I like this framing, but "burden of proof" is also used in other contexts than arguments from ignorance. For example, two philosophers with opposing views on consciousness might plausibly get stuck in the following dialog:

A: If consciousness is reducible, then the Chinese room thinks, Mary can know red, zombies are impossible, etc.; all these things are so wildly counterintuitive that the position that the burden of proof falls on those who claim that consciousness is reducible.

B: Consciousness being irreducible would go so completely against all the scientific knowledge we have gained about the universe that the burden of proof falls on those who assert that.
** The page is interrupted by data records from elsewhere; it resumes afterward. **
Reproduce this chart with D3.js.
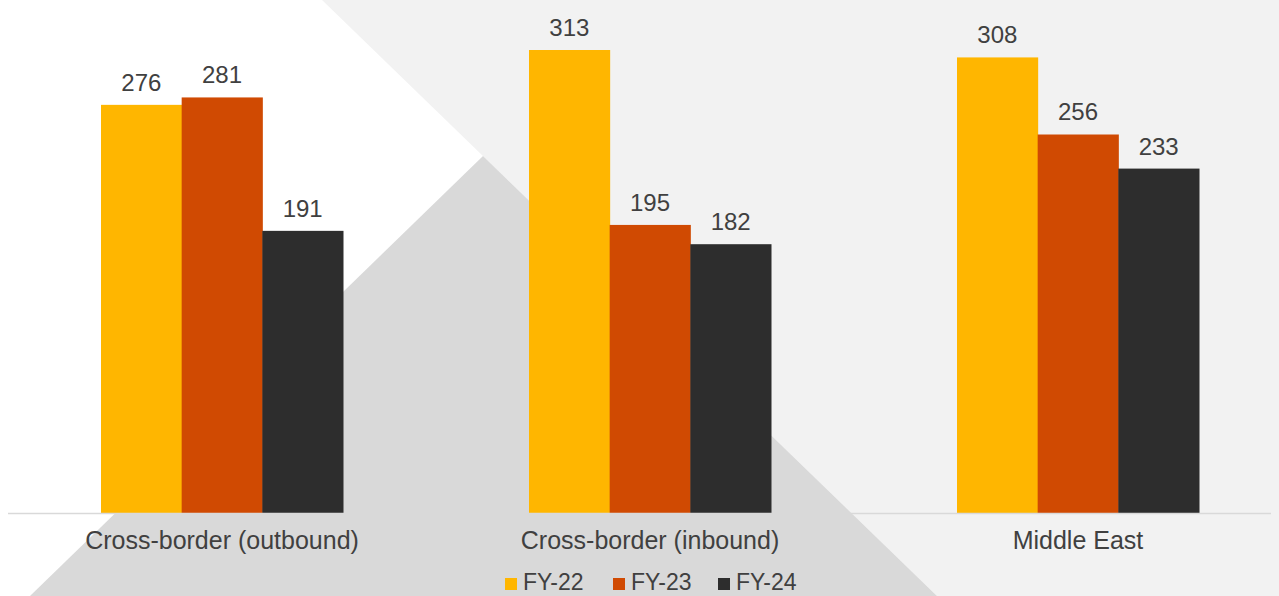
<!DOCTYPE html>
<html>
  <head>
    <meta charset="UTF-8">
    <title>Deal volumes by region</title>
    <style>
      body { margin: 0; background: #fff; }
      svg { display: block; }
      text { font-family: "Liberation Sans", Arial, sans-serif; fill: #404040; }
      .axis path, .axis line { display: none; }
    </style>
  </head>
  <body>
<svg width="1279" height="596"></svg>
<script src="https://d3js.org/d3.v7.min.js"></script>
<script>

var categories = ["Cross-border (outbound)", "Cross-border (inbound)", "Middle East"];
var seriesNames = ["FY-22", "FY-23", "FY-24"];
var fy22 = [276, 313, 308];
var fy23 = [281, 195, 256];
var fy24 = [191, 182, 233];
var colors = ["#ffb600", "#d04a02", "#2d2d2d"];

var svg = d3.select("svg"),
    width = +svg.attr("width"),
    height = +svg.attr("height"),
    baseline = 514;

// background shapes
svg.append("polygon")
    .attr("points", "322,0 1279,0 1279,596 937,596")
    .attr("fill", "#f2f2f2");
svg.append("polygon")
    .attr("points", "483,156 30,596 937,596")
    .attr("fill", "#d9d9d9");

var data = categories.map(function(c, i) {
  return {cat: c, values: [fy22[i], fy23[i], fy24[i]]};
});

var x0 = d3.scaleBand()
    .domain(categories)
    .range([8, 1292])
    .paddingInner(0.4346)
    .paddingOuter(0.2173);

var x1 = d3.scaleBand()
    .domain(seriesNames)
    .range([0, x0.bandwidth()]);

var y = d3.scaleLinear()
    .domain([0, 313])
    .range([baseline, 50]);

var groups = svg.selectAll(".group")
    .data(data)
  .enter().append("g")
    .attr("class", "group")
    .attr("transform", function(d) { return "translate(" + x0(d.cat) + ",0)"; });

var bars = groups.selectAll("g")
    .data(function(d) {
      return d.values.map(function(v, i) { return {key: seriesNames[i], value: v, i: i}; });
    })
  .enter().append("g");

bars.append("rect")
    .attr("x", function(d) { return x1(d.key); })
    .attr("y", function(d) { return y(d.value); })
    .attr("width", x1.bandwidth() + 0.5)
    .attr("height", function(d) { return baseline - y(d.value); })
    .attr("fill", function(d) { return colors[d.i]; });

bars.append("text")
    .attr("x", function(d) { return x1(d.key) + x1.bandwidth() / 2; })
    .attr("y", function(d) { return y(d.value) - 14; })
    .attr("text-anchor", "middle")
    .style("font-size", "24px")
    .text(function(d) { return d.value; });

// axis line
svg.append("line")
    .attr("x1", 8)
    .attr("x2", 1271)
    .attr("y1", 513.5)
    .attr("y2", 513.5)
    .attr("stroke", "#d9d9d9")
    .attr("stroke-width", 1.5);

var xAxis = svg.append("g")
    .attr("class", "axis")
    .attr("transform", "translate(0," + 513 + ")")
    .call(d3.axisBottom(x0).tickSize(0).tickPadding(0));

xAxis.selectAll("text")
    .attr("y", 36)
    .attr("dy", 0)
    .style("font-size", "25px")
    .style("font-family", "'Liberation Sans', Arial, sans-serif")
    .attr("fill", "#404040");

// legend
var legendX = [505, 613, 718];
var legend = svg.selectAll(".legend")
    .data(seriesNames)
  .enter().append("g")
    .attr("class", "legend")
    .attr("transform", function(d, i) { return "translate(" + legendX[i] + ",0)"; });

legend.append("rect")
    .attr("x", 0)
    .attr("y", 578)
    .attr("width", 12)
    .attr("height", 12)
    .attr("fill", function(d, i) { return colors[i]; });

legend.append("text")
    .attr("x", 18)
    .attr("y", 590)
    .style("font-size", "23px")
    .text(function(d) { return d; });

</script>
  </body>
</html>
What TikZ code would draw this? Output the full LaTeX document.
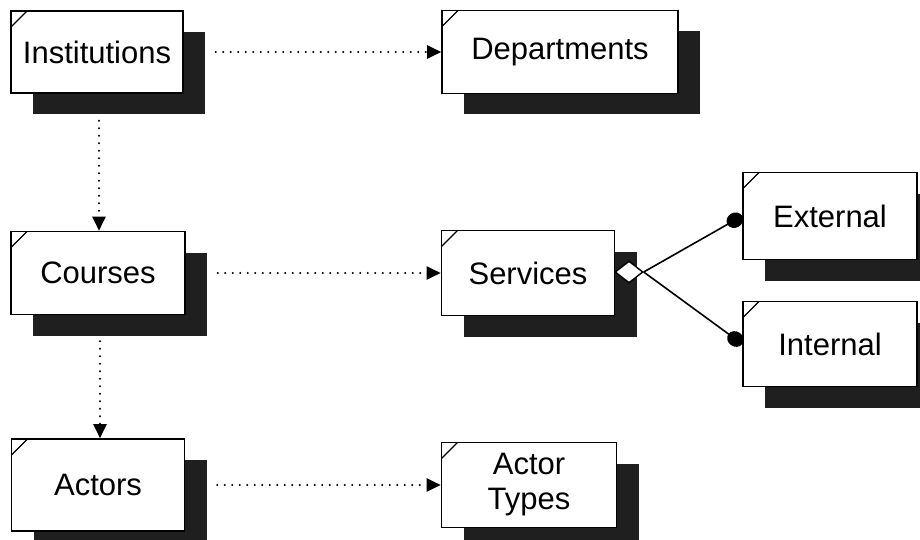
\documentclass[tikz,border=0pt]{standalone}
\usepackage{fontspec}
\setmainfont{Liberation Sans}
\usetikzlibrary{shadows,shapes.geometric,arrows.meta}
\begin{document}
\begin{tikzpicture}[x=1pt,y=-1pt,
  entity/.style={draw=black, line width=1.6pt, fill=white, inner sep=0pt, align=center,
    font=\fontsize{31}{35}\selectfont,
    drop shadow={shadow xshift=22pt, shadow yshift=-21pt, opacity=1, fill=black!88, draw=none},
    path picture={\draw[line width=1.2pt]
      ([yshift=-16pt]path picture bounding box.north west) --
      ([xshift=16pt]path picture bounding box.north west);}},
  link/.style={line width=2.2pt, dash pattern=on 0pt off 7.5pt, line cap=round,
    -{Triangle[length=14pt,width=13pt]}},
  part/.style={line width=1.6pt, -{Ellipse[length=17pt,width=15pt]}}]
\useasboundingbox (0,0) rectangle (920,540);

% entities
\node[entity, minimum width=172pt, minimum height=82pt] (inst) at (97,52) {Institutions};
\node[entity, minimum width=236pt, minimum height=83pt] (dept) at (560,52) {Departments};
\node[entity, minimum width=174pt, minimum height=83pt] (cour) at (98,273) {Courses};
\node[entity, minimum width=173pt, minimum height=85pt] (serv) at (528,273) {Services};
\node[entity, minimum width=174pt, minimum height=87pt] (ext) at (830,216) {External};
\node[entity, minimum width=174pt, minimum height=85pt] (int) at (830,344) {Internal};
\node[entity, minimum width=173pt, minimum height=92pt] (act) at (98,485) {Actors};
\node[entity, minimum width=175pt, minimum height=85pt] (atyp) at (529,485) {Actor\\Types};

% dotted references
\draw[link, shorten <=32pt] (inst.east) -- (dept.west);
\draw[link, shorten <=32pt] (cour.east) -- (serv.west);
\draw[link, shorten <=32pt] (act.east) -- (atyp.west);
\draw[link, shorten <=27pt] ([xshift=2pt]inst.south) -- ([xshift=2pt]inst.south |- cour.north);
\draw[link, shorten <=26pt] ([xshift=2pt]cour.south) -- ([xshift=2pt]cour.south |- act.north);

% aggregation of service kinds
\node[diamond, draw, line width=1.4pt, fill=white, aspect=1.25,
      minimum width=28pt, minimum height=22pt, inner sep=0pt] (agg) at (629,272) {};
\draw[part] (agg.east) -- (ext.west);
\draw[part] (agg.east) -- (int.west);
\end{tikzpicture}
\end{document}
Here "who has the burden of proof?" seems to be functioning as a non-Bayesian approximation for "whose position has the lowest prior probability?" The one with the lowest prior probability is the one that should give more evidence (have a higher P(E|H)/P(E)) if they want their hypothesis to prevail; in absence of new evidence, the one with the highest prior wins by default. The problem is that if the arguers have genuinely different priors this leads to stalemate, as in the example.

ETA: tl.dr, what Stabilizer said.

Comment author: Transfuturist 29 April 2014 12:33:12AM 0 points [-]

I'm not sure how Mary knowing red follows from reducible consciousness. Knowing everything (except the experience) of red does not the experience of red make.

Comment author: Alejandro1 29 April 2014 04:25:15AM 0 points [-]

It is certainly debatable, but there are philosophers who make this argument, and I only used it as an example.